‘Guts’ by Kimberly King Parsons
Read it here in about 50 minutes.
Thinking about juxtaposed characters…
Our narrator, Sheila, is an imperfect woman, a flawed character. She struggles with her body, self-esteem, and life choices. She’s embarrassed, but can’t stop eating junk food, secretly drinks alcohol and smokes pot, and is insecure about her relationship with Tim, a medical student. Through Tim, she has begun to see the world in a different light – literally – now noticing that strangers are ‘radiant, gleaming’ and ‘incandescent’ with illness. These descriptions could be metaphors, or literal if we read the story as magical realism, but I think instead they indicate the narrator’s obsession with the body and its perceived faults, combined with her overactive imagination. For example, the description of the ‘tiny black tunnel spiraling through one guy, his brain tissue eaten away and peppery in places’ suggests fantasy rather than medical reality.
In contrast, Tim is calm, confident, and self-assured; he stands and speaks with authority, commanding respect; he only thinks of the illnesses of strangers when he’s holding their charts at the hospital. Tim sees the world in a completely different way to Sheila, for example, while she sees the old woman in the movie theatre as ‘every frail grandma, every elderly aunt I never visit, every maternal figure who has loved me’, he sees an annoying woman who got too close and smudged his glasses; Tim sees a dead patient as a learning experience, and lots of paperwork, while Sheila sees a sad event; Sheila sees her body as embarrassing, while Tim sees parts with names and functions, and an object of pleasure.

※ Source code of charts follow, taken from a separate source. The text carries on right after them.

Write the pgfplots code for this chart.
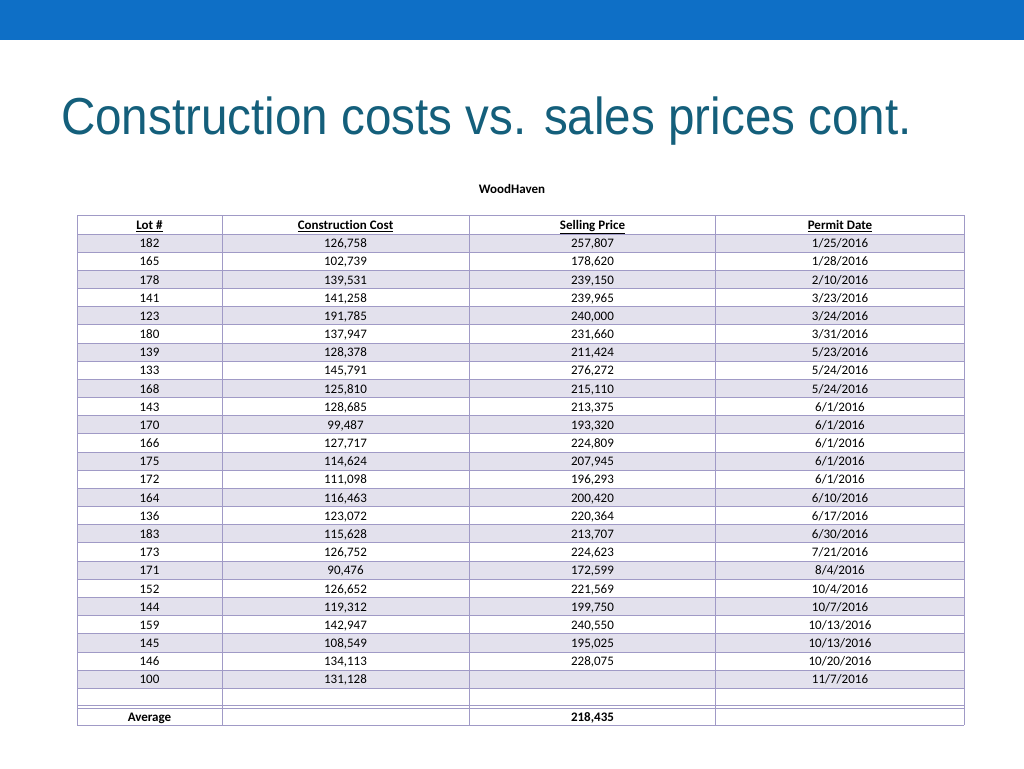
\documentclass[border=0pt]{standalone}
\usepackage{pgfplots}
\pgfplotsset{compat=1.18}
\usepackage{pgfplotstable}
\usepackage{fontspec}
\setmainfont{Carlito}[Ligatures=NoCommon]
\newfontfamily\titlefont{Liberation Sans}
\definecolor{topblue}{HTML}{0E6FC6}
\definecolor{titleteal}{HTML}{145F7B}
\definecolor{stripe}{HTML}{E3E1ED}
\definecolor{gridc}{HTML}{A09AC6}

\pgfplotstableread{
lot cost price date
182 126,758 257,807 1/25/2016
165 102,739 178,620 1/28/2016
178 139,531 239,150 2/10/2016
141 141,258 239,965 3/23/2016
123 191,785 240,000 3/24/2016
180 137,947 231,660 3/31/2016
139 128,378 211,424 5/23/2016
133 145,791 276,272 5/24/2016
168 125,810 215,110 5/24/2016
143 128,685 213,375 6/1/2016
170 99,487 193,320 6/1/2016
166 127,717 224,809 6/1/2016
175 114,624 207,945 6/1/2016
172 111,098 196,293 6/1/2016
164 116,463 200,420 6/10/2016
136 123,072 220,364 6/17/2016
183 115,628 213,707 6/30/2016
173 126,752 224,623 7/21/2016
171 90,476 172,599 8/4/2016
152 126,652 221,569 10/4/2016
144 119,312 199,750 10/7/2016
159 142,947 240,550 10/13/2016
145 108,549 195,025 10/13/2016
146 134,113 228,075 10/20/2016
100 131,128 {} 11/7/2016
}\woodhaven

\newcommand{\cellfont}{\fontsize{13}{15}\selectfont}

\begin{document}
\begin{tikzpicture}
% background decoration in pixel units (y downwards)
\begin{scope}[x=1pt, y=-1pt, yshift=768pt]
  \fill[white] (0,0) rectangle (1024,768);
  \fill[topblue] (0,0) rectangle (1024,40.5);
  \foreach \i in {1,3,...,25} {
    \fill[stripe] (77,{234+18.17*(\i-1)}) rectangle (964,{234+18.17*\i});
  }
  \begin{scope}[draw=gridc, line width=0.8pt]
    \draw (77,215.5) -- (964,215.5);
    \draw (77,234) -- (964,234);
    \foreach \k in {1,...,25} {
      \draw (77,{234+18.17*\k}) -- (964,{234+18.17*\k});
    }
    \draw (77,705.3) -- (964,705.3);
    \draw (77,708.3) -- (964,708.3);
    \draw (77,725.3) -- (964,725.3);
    \foreach \xx in {77,222.3,469,715.7,964} {
      \draw (\xx,215.5) -- (\xx,725.3);
    }
  \end{scope}
\end{scope}

\begin{axis}[
  at={(0,0)}, anchor=south west,
  width=1024pt, height=768pt, scale only axis,
  xmin=0, xmax=1024, ymin=0, ymax=768, y dir=reverse,
  axis lines=none, clip=false,
  point meta=explicit symbolic,
  nodes near coords,
  nodes near coords style={font=\cellfont, anchor=base, inner sep=0pt, text=black},
]
\addplot[draw=none, mark=none] table[x expr=149.5, y expr={229.6+18.17*(\coordindex+1)}, meta=lot]{\woodhaven};
\addplot[draw=none, mark=none] table[x expr=345.5, y expr={229.6+18.17*(\coordindex+1)}, meta=cost]{\woodhaven};
\addplot[draw=none, mark=none] table[x expr=592.5, y expr={229.6+18.17*(\coordindex+1)}, meta=price]{\woodhaven};
\addplot[draw=none, mark=none] table[x expr=840, y expr={229.6+18.17*(\coordindex+1)}, meta=date]{\woodhaven};

% title and captions
\node[anchor=base west, inner sep=0pt, xscale=0.915, text=titleteal,
      font=\titlefont\fontsize{52}{60}\selectfont] at (axis cs:61,134.5)
      {Construction costs vs. sales prices cont.};
\node[anchor=base, inner sep=0pt, font=\cellfont\bfseries] at (axis cs:512,193) {WoodHaven};

% header row
\node[anchor=base, inner sep=0pt, font=\cellfont\bfseries] at (axis cs:149.5,229.8) {\underline{Lot \#}};
\node[anchor=base, inner sep=0pt, font=\cellfont\bfseries] at (axis cs:345.5,229.8) {\underline{Construction Cost}};
\node[anchor=base, inner sep=0pt, font=\cellfont\bfseries] at (axis cs:592.5,229.8) {\underline{Selling Price}};
\node[anchor=base, inner sep=0pt, font=\cellfont\bfseries] at (axis cs:840,229.8) {\underline{Permit Date}};

% average row
\node[anchor=base, inner sep=0pt, font=\cellfont\bfseries] at (axis cs:149.5,721.5) {Average};
\node[anchor=base, inner sep=0pt, font=\cellfont\bfseries] at (axis cs:592.5,721.5) {218,435};
\end{axis}
\end{tikzpicture}
\end{document}
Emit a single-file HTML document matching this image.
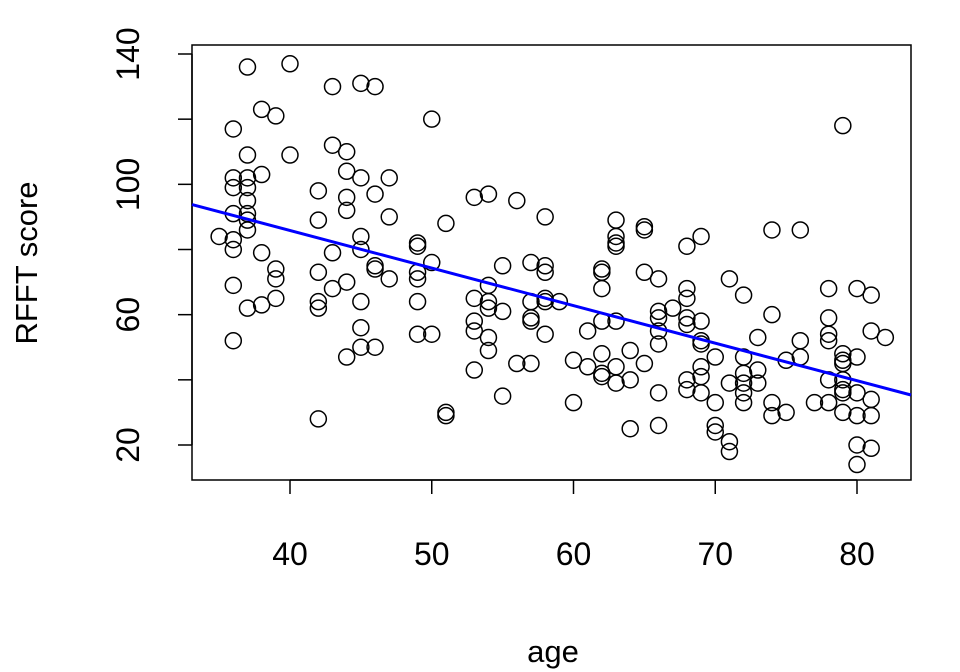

Sheila has been ridiculed for her size, by men – the young man at the store, the man who shouted ‘Timber!’ when she fell over – yet, while she sees herself as ‘lumpy’, and is ashamed of being wider and taller than Tim, he sees her as a woman who should be proud of herself: ‘“Stop it,” he scolds. “Don’t put yourself down.”’; ‘“Don’t shrink yourself,” he says, serious. “Take up your space.”’ Space is one of the themes in the story – the way Shelia and Tim take up space in different ways; how Tim needs space more than Sheila; that too much space makes Sheila feel alone…
As the story progresses, Sheila’s life begins to spiral – she tries to diagnose strangers, using information gleaned from Tim, perhaps wanting to be like him; her self-destructive drive increases – her argumentative nature, her drinking, her belligerent behaviour. And while Tim is tired – due to studying, long shifts at the hospital, and having to calm down Shelia’s jealousy so often – he bears it all. There is no defined character arc for Shelia – no big change by the end of the story – just the potential, the feeling that she might one day accept herself as Tim accepts her, even though it doesn’t seem that the relationship will last much longer because they’re too different. Yet, despite their differences, they do come together for brief, beautiful moments, which is what life is all about, really.